Perubahan zaman yang semakin hari semakin modern dan serba teknologi membuat generasi saat ini. Terutama Gen Z atau Gen Alpha yang ada saat ini minatnya terhadap seni ragam hias tradisional sangat menurun.

Mengapa demikian, karena mereka yang saat ini sebagai generasi digital yang lebih tertarik dengan seni popular. Yang mereka anggap lebih relevan dengan kehidupan mereka saat ini.

Berkaitan dengan hal tersebut. Sebenarnya pemerintah atau lembaga terkait dengan pengembangan seni terapan di Indonesia (Kementerian Kebudayaan). Mungkin saja sudah melakukan berbagai upaya pelestarian da perlindungan terhadap karya tradisonal, seperti kegiaan festival budaya, pameran dan lain sebagainya.

Namun prediksi awal, mungkin saja kegiatan tersebut masih bersifat seremonial dan tindak lanjutnya yang masih terbatas.

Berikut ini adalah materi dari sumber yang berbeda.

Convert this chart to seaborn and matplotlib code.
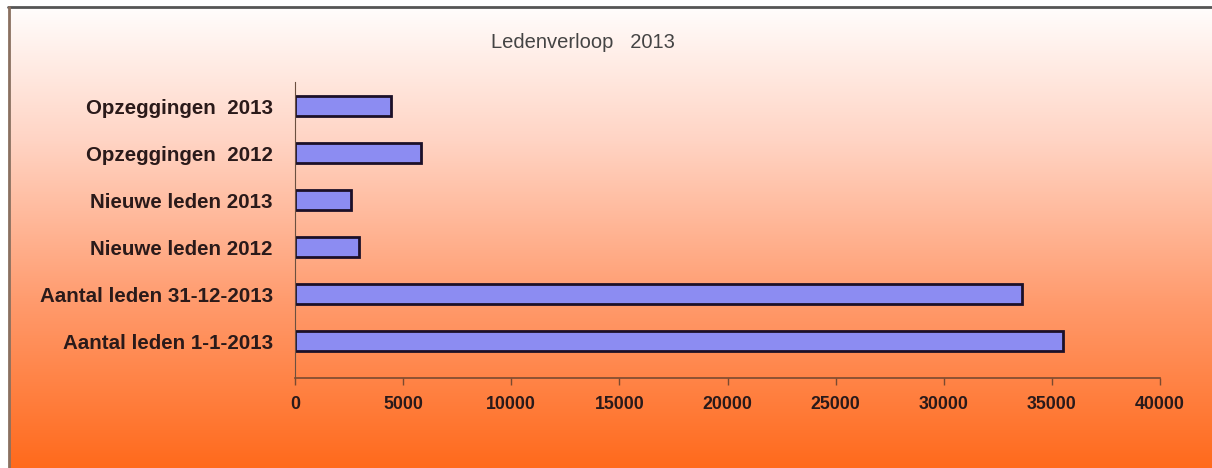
import numpy as np
import pandas as pd
import matplotlib
matplotlib.use("Agg")
import matplotlib.pyplot as plt
from matplotlib.colors import LinearSegmentedColormap
import seaborn as sns

# Data (top to bottom as shown)
categories = ["Opzeggingen  2013", "Opzeggingen  2012", "Nieuwe leden 2013",
              "Nieuwe leden 2012", "Aantal leden 31-12-2013", "Aantal leden 1-1-2013"]
values = [4420, 5840, 2570, 2960, 33600, 35500]
x_ticks = [0, 5000, 10000, 15000, 20000, 25000, 30000, 35000, 40000]
title = "Ledenverloop   2013"

df = pd.DataFrame({"categorie": categories, "aantal": values})

sns.set_style("white")
plt.rcParams["font.family"] = ["Liberation Sans", "DejaVu Sans"]

fig = plt.figure(figsize=(12.12, 4.68), dpi=100)

# Background gradient (white on top, orange at the bottom)
bg = fig.add_axes([0, 0, 1, 1], zorder=-10)
grad_cmap = LinearSegmentedColormap.from_list(
    "bg", [(0.0, "#ff6a1c"), (0.35, "#ff9a6c"), (0.7, "#ffd4c4"), (1.0, "#ffffff")])
grad = np.linspace(0, 1, 256).reshape(-1, 1)
bg.imshow(grad, aspect="auto", cmap=grad_cmap, origin="lower",
          extent=[0, 1, 0, 1])
bg.set_xlim(0, 1)
bg.set_ylim(0, 1)
bg.axis("off")
# frame at top and left
bg.plot([8 / 1212, 1], [1 - 7 / 468, 1 - 7 / 468], color="#555555", lw=2)
bg.plot([9 / 1212, 9 / 1212], [0, 1 - 7 / 468], color="#8a7060", lw=2)
bg.add_patch(plt.Rectangle((0, 0), 8 / 1212, 1, color="white"))
bg.add_patch(plt.Rectangle((0, 1 - 6 / 468), 1, 6 / 468, color="white"))

ax = fig.add_axes([295 / 1212, 90 / 468, 865 / 1212, 296 / 468])
ax.patch.set_alpha(0)

sns.barplot(data=df, x="aantal", y="categorie", orient="h", ax=ax,
            color="#8c8cf2", saturation=1, width=0.42,
            edgecolor="#1c1028", linewidth=2)

ax.set_xlim(0, 40000)
ax.set_ylim(5.78, -0.51)
ax.set_xticks(x_ticks)
ax.set_xticklabels([str(t) for t in x_ticks], fontsize=12.8,
                   fontweight="bold", color="#2a1a1a")
ax.set_yticklabels(categories, fontsize=14.8, fontweight="bold", color="#2a1a1a")
ax.set_xlabel("")
ax.set_ylabel("")

for s in ["top", "right"]:
    ax.spines[s].set_visible(False)
ax.spines["left"].set_color("#6b5040")
ax.spines["bottom"].set_color("#7a4a30")
ax.spines["bottom"].set_linewidth(1.2)
ax.tick_params(axis="x", length=5, width=1, color="#7a4a30", pad=8,
               direction="out", bottom=True)
ax.tick_params(axis="y", length=0, pad=16)

fig.text(583 / 1212, 1 - 42 / 468, title, ha="center", va="center",
         fontsize=14.5, color="#444444")

fig.savefig("out.png", dpi=100)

Selain itu. Saat kini sangat kurang integrasi pelestarian seni rupa terapan. Khususnya pengembangan motif ragam hias tradisional pada pendidikan formal, dan ini juga tidak membantu pelestarian budaya kita.

Jika ini berlangsung secara terus menerus. Terkait kurangnya pengenalan seni terapan ragam hias tradisional maka generasi muda akan kehilangan ikatan emosional pada karya budaya asli Indonesia

Jembatan Tradisi dan Modernitas

Ragam Hias tradisional terancam? Seni industri kreatif seharusnya menjadi pelopor dan menjembatani karya tradisional dengan karya modern. Termasuk mengoptialkan pemanfaatan berbagai macam ragam hias indonesia.

Saat ini, banyak pelaku industri termasuk yang berkaitan dengan ragam hias lebih memilih desain yang global atau yang modern. Menganggapnya lebih komersial membandingkannya dengan desain-desain lokal yang sebenarnya lebih banyak dan kaya akan makna.

Justru dengan melakukan inovasi yang tertepat. Motif dan ragam hias tradisional itu dapat teradaptasi menjadi produk modern yang besar peminat pasar. Sekaligus menjadi media pelestarian yang efektif hanya saja. Banyak pelaku pelaku industri kreatif yang belum mau optimalkan ragamnya khas tradisi indonesia.

Dengan hal demikian, maka sebenarnya pelestarian ragam hias terutama yang motif tradisional. Bukan hanya tanggung jawab pemerintah atau komunitas budaya semata. Tapi kita perlu melibatkan beberapa generasi generasi muda yang masih fresh pemikiran desainnya. Kemudian bisa mengkritik karya karya tradisional yang bisa akrbab dengan generasi sekarang.

Mengajarkan digitalisasi secara kreatif

Langkah kongkrit yang dapat berdampak besar sebenarnya mulai mengajarkan digitalisasi motif tradisi yang khas ya! Bukan menggunakan AI. Tapi benar benar mendigitalisasi motif mengenalkan rakam hias. Melalui media sosial hingga integrasi dalam kurikulum pendidikan inilah yang penting ada agar ragam hias dapat terus bertahan.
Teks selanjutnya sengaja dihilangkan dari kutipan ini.